**What is needed:** An exact copy of all the data is required, with pictures left out.

**Stored data:**
════════════════════
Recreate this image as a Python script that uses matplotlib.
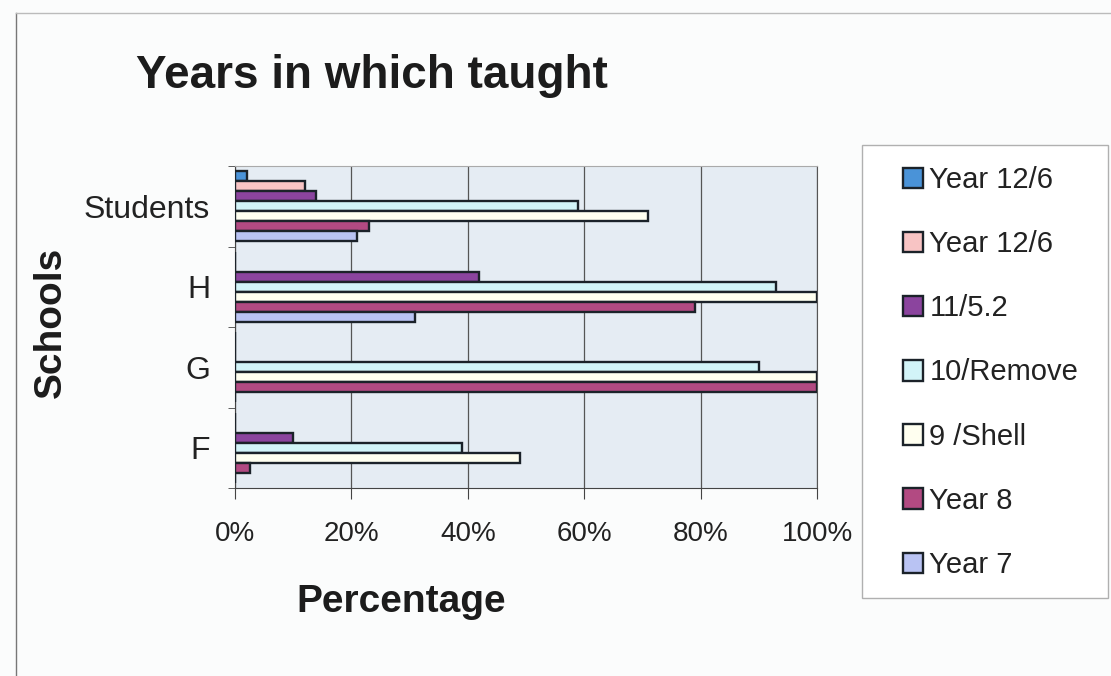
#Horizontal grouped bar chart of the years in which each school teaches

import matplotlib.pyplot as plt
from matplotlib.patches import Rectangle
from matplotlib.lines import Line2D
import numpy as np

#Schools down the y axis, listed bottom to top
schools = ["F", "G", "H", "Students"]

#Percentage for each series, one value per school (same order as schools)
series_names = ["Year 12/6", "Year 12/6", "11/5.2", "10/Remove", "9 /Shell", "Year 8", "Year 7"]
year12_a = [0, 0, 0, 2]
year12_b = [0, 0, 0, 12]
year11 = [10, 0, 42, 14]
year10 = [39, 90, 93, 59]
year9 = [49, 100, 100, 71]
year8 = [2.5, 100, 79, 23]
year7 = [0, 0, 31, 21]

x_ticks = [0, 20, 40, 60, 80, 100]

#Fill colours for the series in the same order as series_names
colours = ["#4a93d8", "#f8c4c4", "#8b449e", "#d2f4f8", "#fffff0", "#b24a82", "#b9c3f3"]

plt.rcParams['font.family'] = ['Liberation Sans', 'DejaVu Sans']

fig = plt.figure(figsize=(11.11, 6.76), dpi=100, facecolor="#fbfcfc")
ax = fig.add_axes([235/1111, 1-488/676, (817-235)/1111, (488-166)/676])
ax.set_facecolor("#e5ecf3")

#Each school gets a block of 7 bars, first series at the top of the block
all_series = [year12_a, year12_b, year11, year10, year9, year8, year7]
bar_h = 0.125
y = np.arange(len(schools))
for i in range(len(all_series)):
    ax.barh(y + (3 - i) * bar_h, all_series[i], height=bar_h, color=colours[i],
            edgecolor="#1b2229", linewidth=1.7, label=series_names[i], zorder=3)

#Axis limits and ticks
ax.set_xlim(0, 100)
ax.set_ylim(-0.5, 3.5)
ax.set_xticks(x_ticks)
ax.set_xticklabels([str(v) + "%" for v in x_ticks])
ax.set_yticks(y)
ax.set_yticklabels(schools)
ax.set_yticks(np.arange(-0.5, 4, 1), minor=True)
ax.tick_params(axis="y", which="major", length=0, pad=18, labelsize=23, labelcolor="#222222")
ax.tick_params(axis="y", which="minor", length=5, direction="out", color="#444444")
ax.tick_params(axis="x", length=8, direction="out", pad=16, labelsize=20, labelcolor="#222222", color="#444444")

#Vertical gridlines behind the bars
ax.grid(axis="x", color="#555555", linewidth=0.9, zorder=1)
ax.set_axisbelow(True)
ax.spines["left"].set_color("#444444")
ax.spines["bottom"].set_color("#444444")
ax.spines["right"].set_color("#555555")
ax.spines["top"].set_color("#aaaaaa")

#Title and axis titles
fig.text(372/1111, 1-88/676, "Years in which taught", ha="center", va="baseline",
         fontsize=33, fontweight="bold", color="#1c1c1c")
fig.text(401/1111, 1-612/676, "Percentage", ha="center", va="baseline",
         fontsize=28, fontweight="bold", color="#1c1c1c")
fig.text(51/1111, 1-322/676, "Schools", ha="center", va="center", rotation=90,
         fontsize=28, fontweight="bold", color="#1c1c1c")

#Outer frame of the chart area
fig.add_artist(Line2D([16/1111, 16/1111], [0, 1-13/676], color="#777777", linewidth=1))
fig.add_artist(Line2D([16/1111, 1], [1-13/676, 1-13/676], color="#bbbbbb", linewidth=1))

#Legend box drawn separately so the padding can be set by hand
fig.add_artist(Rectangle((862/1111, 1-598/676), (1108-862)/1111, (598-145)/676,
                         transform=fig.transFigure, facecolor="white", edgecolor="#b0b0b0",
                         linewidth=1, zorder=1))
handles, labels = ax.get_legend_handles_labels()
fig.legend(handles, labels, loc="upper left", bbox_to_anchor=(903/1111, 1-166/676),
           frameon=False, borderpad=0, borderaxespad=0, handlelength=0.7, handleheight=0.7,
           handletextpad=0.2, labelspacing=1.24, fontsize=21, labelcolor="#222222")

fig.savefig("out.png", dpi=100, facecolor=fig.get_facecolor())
════════════════════
**Finished exercise:**
Recreate this image as a Python script that uses matplotlib.
#Horizontal grouped bar chart of the years in which each school teaches

import matplotlib.pyplot as plt
from matplotlib.patches import Rectangle
from matplotlib.lines import Line2D
import numpy as np

#Schools down the y axis, listed bottom to top
schools = ["F", "G", "H", "Students"]

#Percentage for each series, one value per school (same order as schools)
series_names = ["Year 12/6", "Year 12/6", "11/5.2", "10/Remove", "9 /Shell", "Year 8", "Year 7"]
year12_a = [0, 0, 0, 2]
year12_b = [0, 0, 0, 12]
year11 = [10, 0, 42, 14]
year10 = [39, 90, 93, 59]
year9 = [49, 100, 100, 71]
year8 = [2.5, 100, 79, 23]
year7 = [0, 0, 31, 21]

x_ticks = [0, 20, 40, 60, 80, 100]

#Fill colours for the series in the same order as series_names
colours = ["#4a93d8", "#f8c4c4", "#8b449e", "#d2f4f8", "#fffff0", "#b24a82", "#b9c3f3"]

plt.rcParams['font.family'] = ['Liberation Sans', 'DejaVu Sans']

fig = plt.figure(figsize=(11.11, 6.76), dpi=100, facecolor="#fbfcfc")
ax = fig.add_axes([235/1111, 1-488/676, (817-235)/1111, (488-166)/676])
ax.set_facecolor("#e5ecf3")

#Each school gets a block of 7 bars, first series at the top of the block
all_series = [year12_a, year12_b, year11, year10, year9, year8, year7]
bar_h = 0.125
y = np.arange(len(schools))
for i in range(len(all_series)):
    ax.barh(y + (3 - i) * bar_h, all_series[i], height=bar_h, color=colours[i],
            edgecolor="#1b2229", linewidth=1.7, label=series_names[i], zorder=3)

#Axis limits and ticks
ax.set_xlim(0, 100)
ax.set_ylim(-0.5, 3.5)
ax.set_xticks(x_ticks)
ax.set_xticklabels([str(v) + "%" for v in x_ticks])
ax.set_yticks(y)
ax.set_yticklabels(schools)
ax.set_yticks(np.arange(-0.5, 4, 1), minor=True)
ax.tick_params(axis="y", which="major", length=0, pad=18, labelsize=23, labelcolor="#222222")
ax.tick_params(axis="y", which="minor", length=5, direction="out", color="#444444")
ax.tick_params(axis="x", length=8, direction="out", pad=16, labelsize=20, labelcolor="#222222", color="#444444")

#Vertical gridlines behind the bars
ax.grid(axis="x", color="#555555", linewidth=0.9, zorder=1)
ax.set_axisbelow(True)
ax.spines["left"].set_color("#444444")
ax.spines["bottom"].set_color("#444444")
ax.spines["right"].set_color("#555555")
ax.spines["top"].set_color("#aaaaaa")

#Title and axis titles
fig.text(372/1111, 1-88/676, "Years in which taught", ha="center", va="baseline",
         fontsize=33, fontweight="bold", color="#1c1c1c")
fig.text(401/1111, 1-612/676, "Percentage", ha="center", va="baseline",
         fontsize=28, fontweight="bold", color="#1c1c1c")
fig.text(51/1111, 1-322/676, "Schools", ha="center", va="center", rotation=90,
         fontsize=28, fontweight="bold", color="#1c1c1c")

#Outer frame of the chart area
fig.add_artist(Line2D([16/1111, 16/1111], [0, 1-13/676], color="#777777", linewidth=1))
fig.add_artist(Line2D([16/1111, 1], [1-13/676, 1-13/676], color="#bbbbbb", linewidth=1))

#Legend box drawn separately so the padding can be set by hand
fig.add_artist(Rectangle((862/1111, 1-598/676), (1108-862)/1111, (598-145)/676,
                         transform=fig.transFigure, facecolor="white", edgecolor="#b0b0b0",
                         linewidth=1, zorder=1))
handles, labels = ax.get_legend_handles_labels()
fig.legend(handles, labels, loc="upper left", bbox_to_anchor=(903/1111, 1-166/676),
           frameon=False, borderpad=0, borderaxespad=0, handlelength=0.7, handleheight=0.7,
           handletextpad=0.2, labelspacing=1.24, fontsize=21, labelcolor="#222222")

fig.savefig("out.png", dpi=100, facecolor=fig.get_facecolor())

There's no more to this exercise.